DATA FOR THE TASK start

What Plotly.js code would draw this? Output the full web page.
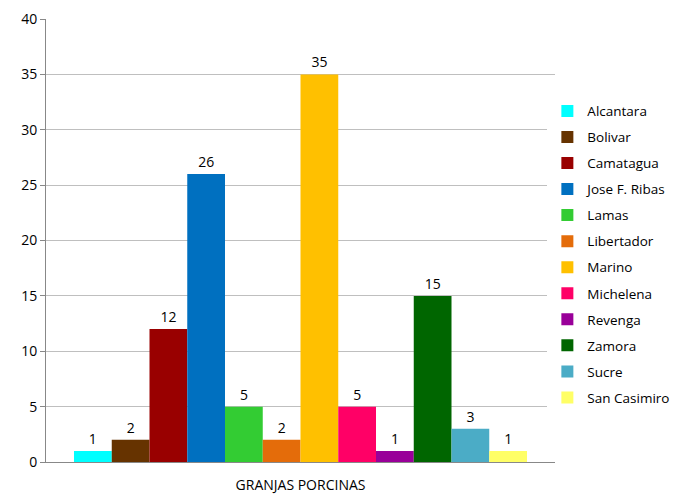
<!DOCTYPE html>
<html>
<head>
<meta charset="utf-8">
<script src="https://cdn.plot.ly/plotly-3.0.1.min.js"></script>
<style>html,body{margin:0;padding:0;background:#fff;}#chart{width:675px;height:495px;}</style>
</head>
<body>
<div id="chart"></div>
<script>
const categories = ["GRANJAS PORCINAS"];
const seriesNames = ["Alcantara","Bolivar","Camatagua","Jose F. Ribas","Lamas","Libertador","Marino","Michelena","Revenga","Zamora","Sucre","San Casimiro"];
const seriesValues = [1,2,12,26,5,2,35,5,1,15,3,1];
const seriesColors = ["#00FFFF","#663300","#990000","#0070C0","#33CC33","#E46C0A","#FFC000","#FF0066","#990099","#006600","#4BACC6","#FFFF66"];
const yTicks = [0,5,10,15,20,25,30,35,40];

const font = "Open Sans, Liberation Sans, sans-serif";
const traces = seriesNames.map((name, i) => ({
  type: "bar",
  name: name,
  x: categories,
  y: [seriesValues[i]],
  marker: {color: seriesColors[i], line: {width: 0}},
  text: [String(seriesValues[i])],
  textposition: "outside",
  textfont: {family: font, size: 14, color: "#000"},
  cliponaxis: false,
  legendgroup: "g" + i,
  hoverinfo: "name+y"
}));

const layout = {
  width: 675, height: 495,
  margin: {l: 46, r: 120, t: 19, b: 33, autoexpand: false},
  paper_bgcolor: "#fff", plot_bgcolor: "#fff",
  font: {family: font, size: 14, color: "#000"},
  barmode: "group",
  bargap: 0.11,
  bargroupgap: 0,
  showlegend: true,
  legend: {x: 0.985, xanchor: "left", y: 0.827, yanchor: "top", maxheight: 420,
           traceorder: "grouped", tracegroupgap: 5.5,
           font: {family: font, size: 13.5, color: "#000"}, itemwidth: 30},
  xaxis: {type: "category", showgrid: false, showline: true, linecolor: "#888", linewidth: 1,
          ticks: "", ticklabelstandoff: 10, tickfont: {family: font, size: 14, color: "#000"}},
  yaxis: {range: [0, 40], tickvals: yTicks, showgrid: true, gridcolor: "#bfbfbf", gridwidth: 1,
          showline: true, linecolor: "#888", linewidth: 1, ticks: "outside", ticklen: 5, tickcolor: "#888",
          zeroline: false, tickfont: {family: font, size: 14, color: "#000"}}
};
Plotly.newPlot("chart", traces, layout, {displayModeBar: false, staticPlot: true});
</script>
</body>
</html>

DATA FOR THE TASK end
DATA FOR THE TASK start

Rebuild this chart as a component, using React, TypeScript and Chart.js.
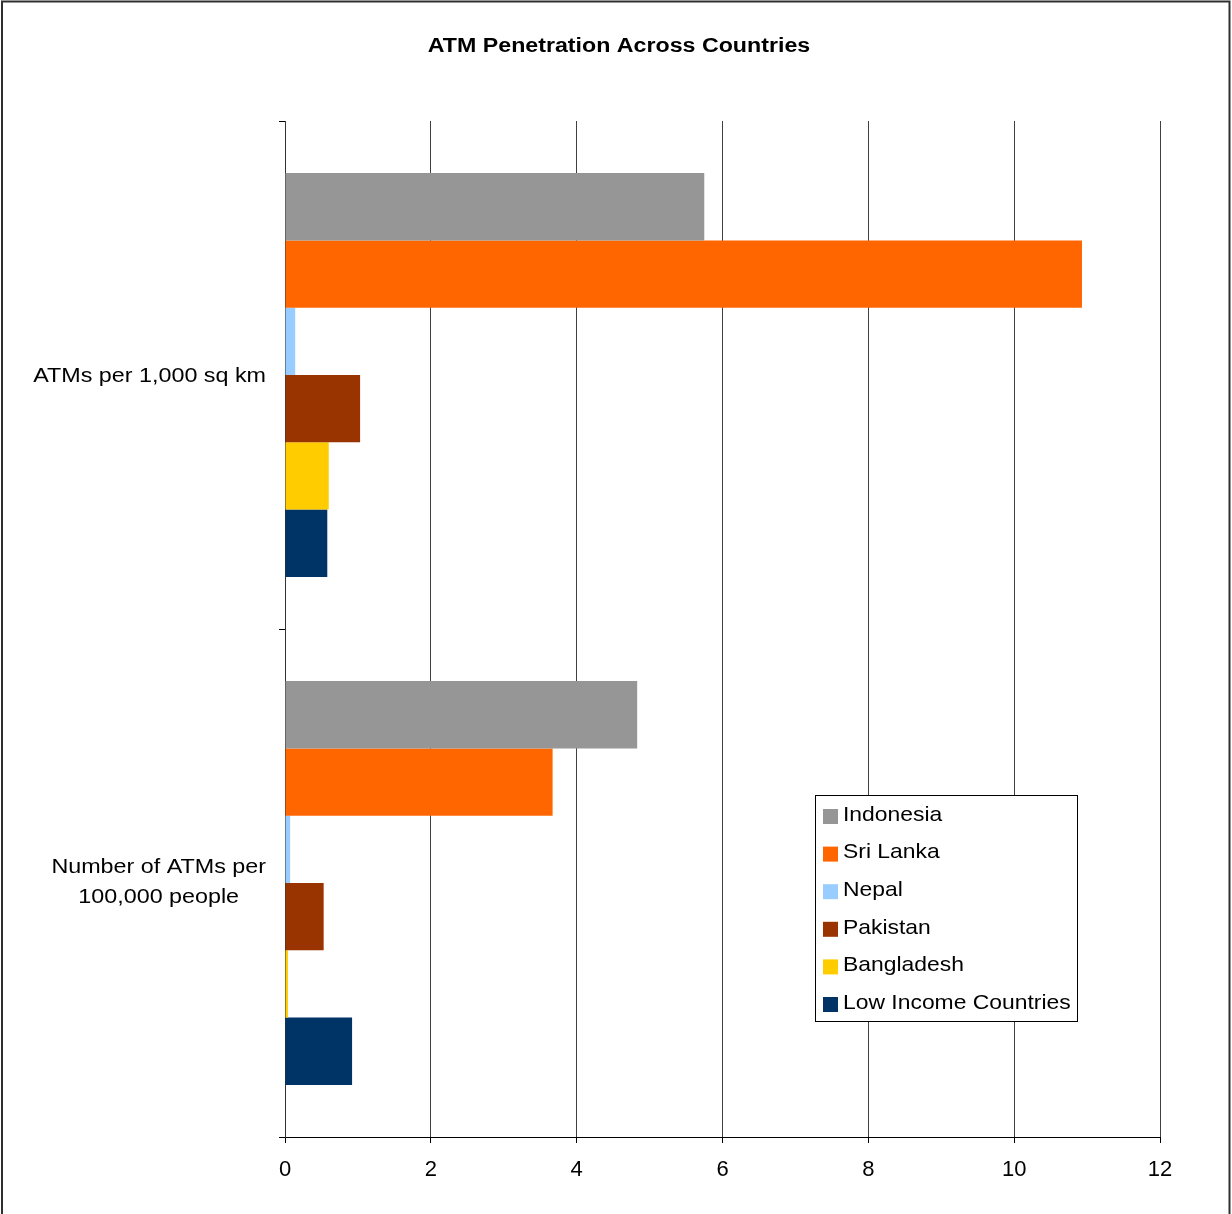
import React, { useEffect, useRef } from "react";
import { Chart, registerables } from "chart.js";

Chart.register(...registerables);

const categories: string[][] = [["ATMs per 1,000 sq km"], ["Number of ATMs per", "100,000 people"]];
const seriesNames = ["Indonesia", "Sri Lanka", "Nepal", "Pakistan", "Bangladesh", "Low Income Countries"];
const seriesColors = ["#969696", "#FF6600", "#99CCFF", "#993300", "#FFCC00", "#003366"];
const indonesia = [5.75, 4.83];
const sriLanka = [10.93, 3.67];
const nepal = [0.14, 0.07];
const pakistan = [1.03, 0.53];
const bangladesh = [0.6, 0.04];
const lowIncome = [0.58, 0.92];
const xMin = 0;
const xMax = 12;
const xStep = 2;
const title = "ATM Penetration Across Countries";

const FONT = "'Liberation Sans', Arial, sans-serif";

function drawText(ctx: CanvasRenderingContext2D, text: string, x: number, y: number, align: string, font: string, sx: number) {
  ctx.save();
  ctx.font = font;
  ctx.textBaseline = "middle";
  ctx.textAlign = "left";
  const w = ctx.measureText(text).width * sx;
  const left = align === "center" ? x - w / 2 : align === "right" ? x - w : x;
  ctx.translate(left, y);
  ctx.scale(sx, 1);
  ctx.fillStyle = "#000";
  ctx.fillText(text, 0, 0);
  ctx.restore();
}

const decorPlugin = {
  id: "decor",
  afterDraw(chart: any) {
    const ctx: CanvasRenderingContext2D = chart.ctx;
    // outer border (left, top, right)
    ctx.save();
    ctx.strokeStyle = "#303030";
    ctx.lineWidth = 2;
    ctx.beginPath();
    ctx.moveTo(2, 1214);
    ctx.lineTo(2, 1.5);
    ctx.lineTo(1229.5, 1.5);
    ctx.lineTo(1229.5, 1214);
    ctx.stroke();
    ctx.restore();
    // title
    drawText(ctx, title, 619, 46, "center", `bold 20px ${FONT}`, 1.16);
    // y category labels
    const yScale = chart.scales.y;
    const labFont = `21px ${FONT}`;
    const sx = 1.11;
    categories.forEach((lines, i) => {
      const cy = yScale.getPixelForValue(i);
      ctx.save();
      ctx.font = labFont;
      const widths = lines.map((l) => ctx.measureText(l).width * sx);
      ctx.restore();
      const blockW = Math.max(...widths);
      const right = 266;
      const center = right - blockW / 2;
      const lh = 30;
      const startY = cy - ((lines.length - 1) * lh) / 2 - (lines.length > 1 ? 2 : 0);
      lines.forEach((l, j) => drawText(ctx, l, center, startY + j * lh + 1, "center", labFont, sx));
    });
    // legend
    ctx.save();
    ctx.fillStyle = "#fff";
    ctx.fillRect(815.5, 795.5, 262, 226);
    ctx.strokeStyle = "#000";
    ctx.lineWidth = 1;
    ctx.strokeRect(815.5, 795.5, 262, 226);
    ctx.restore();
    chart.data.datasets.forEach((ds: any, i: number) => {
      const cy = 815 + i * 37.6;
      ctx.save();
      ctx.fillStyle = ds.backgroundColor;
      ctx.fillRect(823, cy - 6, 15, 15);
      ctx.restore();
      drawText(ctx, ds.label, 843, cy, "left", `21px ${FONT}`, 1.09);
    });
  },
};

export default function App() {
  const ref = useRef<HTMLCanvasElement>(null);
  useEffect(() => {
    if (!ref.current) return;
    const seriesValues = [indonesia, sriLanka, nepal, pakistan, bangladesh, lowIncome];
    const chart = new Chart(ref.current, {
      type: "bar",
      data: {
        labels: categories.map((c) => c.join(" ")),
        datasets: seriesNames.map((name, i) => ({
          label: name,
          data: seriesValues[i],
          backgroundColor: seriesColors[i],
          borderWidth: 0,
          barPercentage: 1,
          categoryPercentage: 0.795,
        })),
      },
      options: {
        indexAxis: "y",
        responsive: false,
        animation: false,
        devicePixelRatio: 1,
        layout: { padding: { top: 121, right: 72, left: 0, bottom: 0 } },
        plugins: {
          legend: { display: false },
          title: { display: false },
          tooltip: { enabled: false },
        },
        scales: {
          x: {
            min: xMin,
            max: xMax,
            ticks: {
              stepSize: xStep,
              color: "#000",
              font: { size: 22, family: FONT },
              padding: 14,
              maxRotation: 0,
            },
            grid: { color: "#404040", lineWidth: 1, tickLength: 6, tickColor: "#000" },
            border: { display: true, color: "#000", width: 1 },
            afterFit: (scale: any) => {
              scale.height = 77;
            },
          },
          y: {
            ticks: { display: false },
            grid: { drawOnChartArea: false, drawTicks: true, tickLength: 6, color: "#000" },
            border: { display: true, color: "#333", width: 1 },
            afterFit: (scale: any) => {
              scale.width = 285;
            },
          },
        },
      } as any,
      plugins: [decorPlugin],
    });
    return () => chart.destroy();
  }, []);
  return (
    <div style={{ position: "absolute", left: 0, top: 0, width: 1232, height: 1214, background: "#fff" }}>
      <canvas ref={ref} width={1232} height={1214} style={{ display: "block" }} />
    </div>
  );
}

DATA FOR THE TASK end

● SHORT EXERCISE:
Make an exact copy of the lines from the one with "Rebuild this chart" through the one with "Chart.register(...registerables);", both ends in, and nothing else. Drop every picture.

● TASK SOLUTION:
Rebuild this chart as a component, using React, TypeScript and Chart.js.
import React, { useEffect, useRef } from "react";
import { Chart, registerables } from "chart.js";

Chart.register(...registerables);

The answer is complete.